Task to complete: Leave out the pictures and retype only the lines from the opening line to the line that holds "2: Pre-installation process</text>", both ends included.

Figure scripts:
============

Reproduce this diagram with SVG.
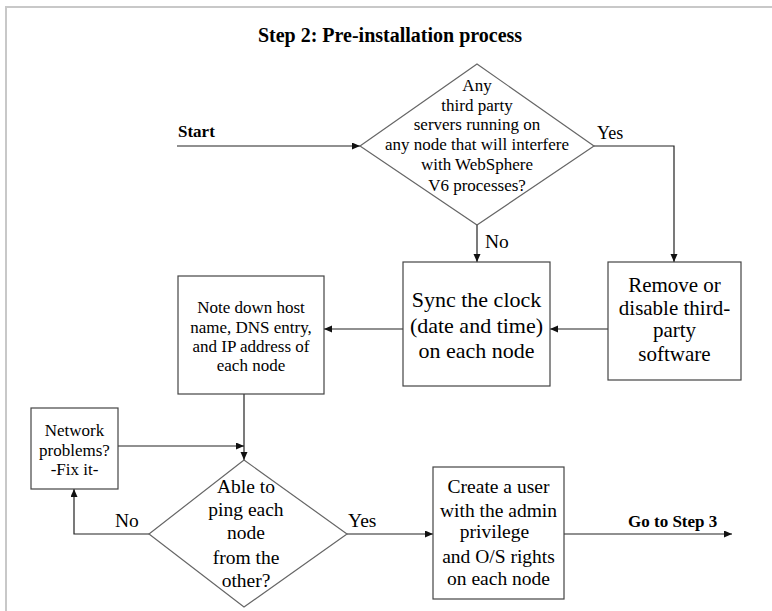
<svg xmlns="http://www.w3.org/2000/svg" width="772" height="611" viewBox="0 0 772 611" font-family="Liberation Serif, DejaVu Serif, serif">
<style>
text{font-family:"Liberation Serif","DejaVu Serif",serif;fill:#000;}
.t{text-anchor:middle;}
.b{font-weight:bold;}
.box{fill:#fff;stroke:#444;stroke-width:1.2;}
.dia{fill:#fff;stroke:#666;stroke-width:1.2;}
.c{fill:none;stroke:#222;stroke-width:1.2;marker-end:url(#ah);}
.frame{stroke:#c8c8c8;stroke-width:2;fill:none;}
</style>
<defs>
<marker id="ah" markerUnits="userSpaceOnUse" markerWidth="9" markerHeight="8" refX="8" refY="3.5" orient="auto">
<path d="M0,0 L8,3.5 L0,7 z" fill="#111"/>
</marker>
</defs>
<rect width="772" height="611" fill="#fff"/>
<path class="frame" d="M6,611 L6,7 L772,7"/>
<text x="390" y="42" class="t b" font-size="20">Step 2: Pre-installation process</text>

<g id="connectors">
<path class="c" d="M177,146 L360,146"/>
<path class="c" d="M594,146 L674,146 L674,262"/>
<path class="c" d="M477,225 L477,262"/>
<path class="c" d="M608,329 L550,329"/>
<path class="c" d="M403,329 L324,329"/>
<path class="c" d="M244,394 L244,460"/>
<path class="c" d="M118,446 L244,446"/>
<path class="c" d="M149,534 L74,534 L74,489"/>
<path class="c" d="M347,534 L433,534"/>
<path class="c" d="M564,534 L732,534"/>
<text x="178" y="137" class="b" font-size="17">Start</text>
<text x="597" y="139" font-size="18">Yes</text>
<text x="485" y="248" font-size="19.5">No</text>
<text x="115" y="527" font-size="19.5">No</text>
<text x="348" y="527" font-size="19.5">Yes</text>
<text x="628" y="527" class="b" font-size="17">Go to Step 3</text>
</g>

<g id="decision1">
<polygon class="dia" points="477,64 594,146 477,225 360,146"/>
<g class="t" font-size="17">
<text x="477" y="91">Any</text>
<text x="477" y="111">third party</text>
<text x="477" y="130">servers running on</text>
<text x="477" y="150">any node that will interfere</text>
<text x="477" y="170">with WebSphere</text>
<text x="477" y="191">V6 processes?</text>
</g>
</g>

<g id="sync">
<rect class="box" x="403" y="262" width="147" height="124"/>
<g class="t" font-size="22">
<text x="476.5" y="307">Sync the clock</text>
<text x="476.5" y="333">(date and time)</text>
<text x="476.5" y="358">on each node</text>
</g>
</g>

<g id="remove">
<rect class="box" x="608" y="262" width="133" height="118"/>
<g class="t" font-size="21">
<text x="674.5" y="292">Remove or</text>
<text x="674.5" y="315">disable third-</text>
<text x="674.5" y="337">party</text>
<text x="674.5" y="361">software</text>
</g>
</g>

<g id="note">
<rect class="box" x="178" y="276" width="146" height="118"/>
<g class="t" font-size="17">
<text x="251" y="313">Note down host</text>
<text x="251" y="333">name, DNS entry,</text>
<text x="251" y="352">and IP address of</text>
<text x="251" y="371">each node</text>
</g>
</g>

<g id="network">
<rect class="box" x="31" y="408" width="87" height="81"/>
<g class="t" font-size="17">
<text x="74.5" y="436">Network</text>
<text x="74.5" y="456">problems?</text>
<text x="74.5" y="475">-Fix it-</text>
</g>
</g>

<g id="decision2">
<polygon class="dia" points="244,460 347,534 244,607 149,534"/>
<g class="t" font-size="19.5">
<text x="246" y="493">Able to</text>
<text x="246" y="516">ping each</text>
<text x="246" y="539">node</text>
<text x="246" y="564">from the</text>
<text x="246" y="587">other?</text>
</g>
</g>

<g id="createuser">
<rect class="box" x="433" y="467" width="131" height="132"/>
<g class="t" font-size="19.5">
<text x="498.5" y="493">Create a user</text>
<text x="498.5" y="517">with the admin</text>
<text x="494.5" y="538">privilege</text>
<text x="498.5" y="563">and O/S rights</text>
<text x="498.5" y="585">on each node</text>
</g>
</g>
</svg>
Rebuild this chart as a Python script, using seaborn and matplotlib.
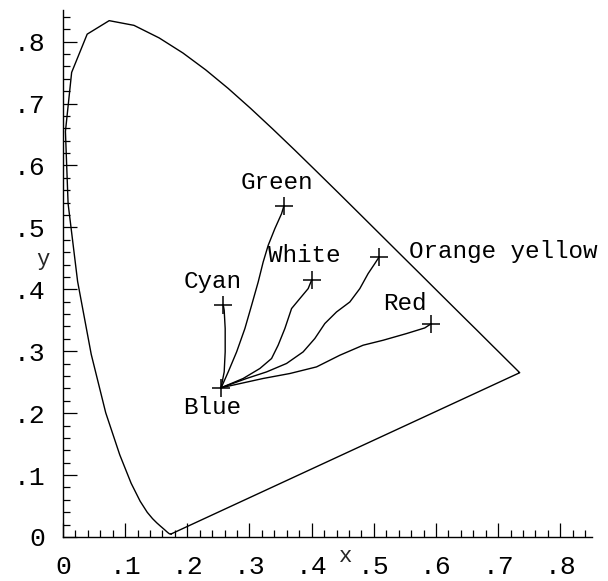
import numpy as np
import pandas as pd
import matplotlib
matplotlib.use("Agg")
import matplotlib.pyplot as plt
import seaborn as sns
from matplotlib.ticker import MultipleLocator, FixedLocator, FixedFormatter

# --- Spectral locus (CIE 1931 chromaticity) ---
locus_x = [0.1741, 0.1733, 0.1726, 0.1714, 0.1703, 0.1689, 0.1669, 0.1644, 0.1611,
           0.1566, 0.1510, 0.1440, 0.1355, 0.1241, 0.1096, 0.0913, 0.0687, 0.0454,
           0.0235, 0.0082, 0.0039, 0.0139, 0.0389, 0.0743, 0.1142, 0.1547, 0.1929,
           0.2296, 0.2658, 0.3016, 0.3373, 0.3731, 0.4087, 0.4441, 0.4788, 0.5125,
           0.5448, 0.5752, 0.6029, 0.6270, 0.6482, 0.6658, 0.6801, 0.6915, 0.7006,
           0.7079, 0.7140, 0.7190, 0.7230, 0.7260, 0.7300, 0.7334, 0.7347, 0.1741]
locus_y = [0.0050, 0.0048, 0.0048, 0.0051, 0.0058, 0.0069, 0.0086, 0.0109, 0.0138,
           0.0177, 0.0227, 0.0297, 0.0399, 0.0578, 0.0868, 0.1327, 0.2007, 0.2950,
           0.4127, 0.5384, 0.6548, 0.7502, 0.8120, 0.8338, 0.8262, 0.8059, 0.7816,
           0.7543, 0.7243, 0.6923, 0.6589, 0.6245, 0.5896, 0.5547, 0.5202, 0.4866,
           0.4544, 0.4242, 0.3965, 0.3725, 0.3514, 0.3340, 0.3197, 0.3083, 0.2993,
           0.2920, 0.2859, 0.2809, 0.2770, 0.2740, 0.2700, 0.2666, 0.2653, 0.0050]

# --- Paths from Blue to each colour point ---
cyan_x = [0.2535, 0.2551, 0.2593, 0.2609, 0.2609, 0.2593, 0.2577]
cyan_y = [0.2408, 0.2452, 0.2666, 0.2989, 0.3366, 0.3661, 0.3753]

green_x = [0.2535, 0.2551, 0.2658, 0.2793, 0.2926, 0.3034, 0.3140, 0.3220, 0.3301,
           0.3408, 0.3516, 0.3553]
green_y = [0.2408, 0.2424, 0.2666, 0.2989, 0.3366, 0.3742, 0.4118, 0.4440, 0.4710,
           0.4979, 0.5221, 0.5344]

white_x = [0.2535, 0.2577, 0.2899, 0.3167, 0.3355, 0.3461, 0.3569, 0.3677, 0.3810,
           0.3944, 0.3998]
white_y = [0.2408, 0.2424, 0.2560, 0.2721, 0.2882, 0.3097, 0.3366, 0.3689, 0.3850,
           0.4011, 0.4145]

orange_x = [0.2535, 0.2953, 0.3275, 0.3596, 0.3863, 0.4051, 0.4212, 0.4400, 0.4614,
            0.4775, 0.4908, 0.5016, 0.5085]
orange_y = [0.2408, 0.2560, 0.2666, 0.2802, 0.2989, 0.3205, 0.3447, 0.3634, 0.3795,
            0.4011, 0.4253, 0.4415, 0.4521]

red_x = [0.2535, 0.3220, 0.3650, 0.4079, 0.4453, 0.4828, 0.5149, 0.5526, 0.5820, 0.5928]
red_y = [0.2408, 0.2560, 0.2640, 0.2747, 0.2935, 0.3097, 0.3177, 0.3285, 0.3376, 0.3447]

# --- Marked points and labels ---
point_names = ["Blue", "Cyan", "Green", "White", "Orange yellow", "Red"]
point_x = [0.2535, 0.2577, 0.3553, 0.3998, 0.5085, 0.5928]
point_y = [0.2408, 0.3753, 0.5344, 0.4145, 0.4521, 0.3447]
label_x = [0.240, 0.241, 0.344, 0.388, 0.709, 0.550]
label_y = [0.209, 0.413, 0.573, 0.455, 0.461, 0.377]

tick_values = [0, 0.1, 0.2, 0.3, 0.4, 0.5, 0.6, 0.7, 0.8]
tick_labels = ["0", ".1", ".2", ".3", ".4", ".5", ".6", ".7", ".8"]

sns.set_theme(style="ticks")
FONT = ["Liberation Mono", "DejaVu Sans Mono"]
plt.rcParams["font.family"] = FONT

fig = plt.figure(figsize=(6.08, 5.81), dpi=100)
ax = fig.add_axes([63 / 608, 1 - 537 / 581, 529 / 608, 527 / 581])

lw = 1.0
sns.lineplot(data=pd.DataFrame({"x": locus_x, "y": locus_y}), x="x", y="y",
             sort=False, estimator=None, color="black", lw=lw, ax=ax)
for px, py in [(cyan_x, cyan_y), (green_x, green_y), (white_x, white_y),
               (orange_x, orange_y), (red_x, red_y)]:
    sns.lineplot(data=pd.DataFrame({"x": px, "y": py}), x="x", y="y",
                 sort=False, estimator=None, color="black", lw=lw, ax=ax)

sns.scatterplot(data=pd.DataFrame({"x": point_x, "y": point_y}), x="x", y="y",
                marker="+", s=180, color="black", linewidth=1.1, ax=ax, zorder=5)

for name, lx, ly in zip(point_names, label_x, label_y):
    ax.text(lx, ly, name, ha="center", va="center", fontsize=17.5, family=FONT,
            color="black")

ax.set_xlim(0, 0.851)
ax.set_ylim(0, 0.851)
for s in ["top", "right"]:
    ax.spines[s].set_visible(False)
for s in ["left", "bottom"]:
    ax.spines[s].set_linewidth(1.0)
    ax.spines[s].set_color("black")

ax.xaxis.set_major_locator(FixedLocator(tick_values))
ax.xaxis.set_major_formatter(FixedFormatter(tick_labels))
ax.yaxis.set_major_locator(FixedLocator(tick_values))
ax.yaxis.set_major_formatter(FixedFormatter(tick_labels))
ax.xaxis.set_minor_locator(MultipleLocator(0.02))
ax.yaxis.set_minor_locator(MultipleLocator(0.02))
ax.tick_params(which="major", direction="in", length=10, width=0.9, color="black",
               pad=13, labelsize=19, labelcolor="black")
ax.tick_params(which="minor", direction="in", length=5, width=0.9, color="black")
for lab in ax.get_xticklabels() + ax.get_yticklabels():
    lab.set_family(FONT)

ax.set_xlabel("")
ax.set_ylabel("")
fig.text(346 / 608, 1 - 556 / 581, "x", ha="center", va="center", fontsize=16,
         family=FONT)
fig.text(43 / 608, 1 - 259 / 581, "y", ha="center", va="center", fontsize=16,
         family=FONT)

fig.savefig("out.png", dpi=100, facecolor="white")
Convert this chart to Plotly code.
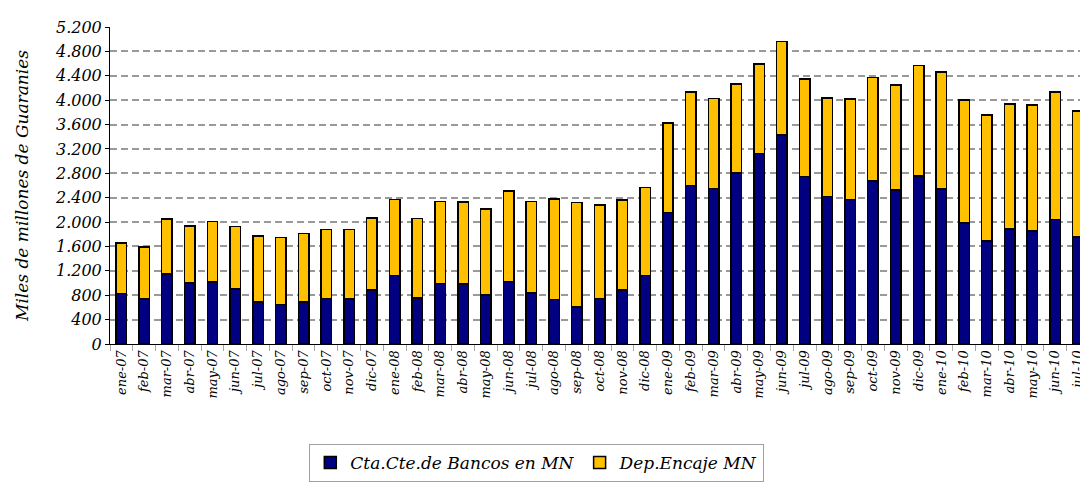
import plotly.graph_objects as go

months = ["ene-07","feb-07","mar-07","abr-07","may-07","jun-07","jul-07","ago-07","sep-07","oct-07","nov-07","dic-07",
          "ene-08","feb-08","mar-08","abr-08","may-08","jun-08","jul-08","ago-08","sep-08","oct-08","nov-08","dic-08",
          "ene-09","feb-09","mar-09","abr-09","may-09","jun-09","jul-09","ago-09","sep-09","oct-09","nov-09","dic-09",
          "ene-10","feb-10","mar-10","abr-10","may-10","jun-10","jul-10"]

cta_cte = [825, 738, 1148, 1000, 1021, 902, 693, 650, 693, 748, 738, 885,
           1125, 754, 993, 983, 803, 1026, 836, 731, 606, 743, 885, 1125,
           2157, 2600, 2551, 2808, 3125, 3426, 2748, 2420, 2371, 2677, 2530, 2754,
           2546, 1989, 1689, 1885, 1857, 2043, 1759]

total = [1660, 1595, 2054, 1934, 2010, 1928, 1770, 1748, 1813, 1879, 1879, 2066,
         2370, 2059, 2338, 2333, 2213, 2513, 2338, 2382, 2321, 2279, 2366, 2567,
         3628, 4131, 4027, 4262, 4595, 4961, 4349, 4038, 4021, 4371, 4251, 4567,
         4464, 4000, 3759, 3939, 3918, 4131, 3820]

encaje = [t - c for t, c in zip(total, cta_cte)]

yticks = list(range(0, 5201, 400))

FONT = "DejaVu Serif"

fig = go.Figure()
fig.add_trace(go.Bar(x=months, y=cta_cte, name="Cta.Cte.de Bancos en MN",
                     marker=dict(color="#000080", line=dict(color="black", width=1.5)),
                     width=0.46))
fig.add_trace(go.Bar(x=months, y=encaje, name="Dep.Encaje MN",
                     marker=dict(color="#FFC000", line=dict(color="black", width=1.5)),
                     width=0.46))

fig.update_layout(
    barmode="stack",
    width=1080, height=484,
    margin=dict(l=110, r=0, t=27, b=140, autoexpand=False),
    paper_bgcolor="white", plot_bgcolor="white",
    separators=",.",
    showlegend=True,
    legend=dict(orientation="h", x=0.44, xanchor="center", y=-0.315, yanchor="top",
                bordercolor="#a0a0a0", borderwidth=1,
                font=dict(family=FONT, size=17, color="black", style="italic"),
                traceorder="normal"),
)

fig.update_xaxes(
    type="category",
    range=[-0.5, 42.09],
    automargin=False,
    tickangle=-90,
    showline=True, linecolor="black", linewidth=1,
    ticks="outside", tickson="boundaries", ticklen=6, tickcolor="#aaaaaa",
    showgrid=False, zeroline=False,
    tickfont=dict(family=FONT, size=13, color="black", style="italic"),
)

fig.update_yaxes(
    range=[0, 5200],
    automargin=False,
    tickvals=yticks,
    tickformat=",d",
    showline=True, linecolor="black", linewidth=1,
    ticks="outside", ticklen=4, tickcolor="black",
    showgrid=True, gridcolor="#999999", gridwidth=1.5, griddash="7px,4px",
    zeroline=False,
    tickfont=dict(family=FONT, size=16, color="black", style="italic"),
    title=dict(text="Miles de millones de Guaranies", standoff=22,
               font=dict(family=FONT, size=17, color="black", style="italic")),
)

fig.write_html("out.html", config={"displayModeBar": False},
               post_script="document.body.style.margin='0px';")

============

Response:
Reproduce this diagram with SVG.
<svg xmlns="http://www.w3.org/2000/svg" width="772" height="611" viewBox="0 0 772 611" font-family="Liberation Serif, DejaVu Serif, serif">
<style>
text{font-family:"Liberation Serif","DejaVu Serif",serif;fill:#000;}
.t{text-anchor:middle;}
.b{font-weight:bold;}
.box{fill:#fff;stroke:#444;stroke-width:1.2;}
.dia{fill:#fff;stroke:#666;stroke-width:1.2;}
.c{fill:none;stroke:#222;stroke-width:1.2;marker-end:url(#ah);}
.frame{stroke:#c8c8c8;stroke-width:2;fill:none;}
</style>
<defs>
<marker id="ah" markerUnits="userSpaceOnUse" markerWidth="9" markerHeight="8" refX="8" refY="3.5" orient="auto">
<path d="M0,0 L8,3.5 L0,7 z" fill="#111"/>
</marker>
</defs>
<rect width="772" height="611" fill="#fff"/>
<path class="frame" d="M6,611 L6,7 L772,7"/>
<text x="390" y="42" class="t b" font-size="20">Step 2: Pre-installation process</text>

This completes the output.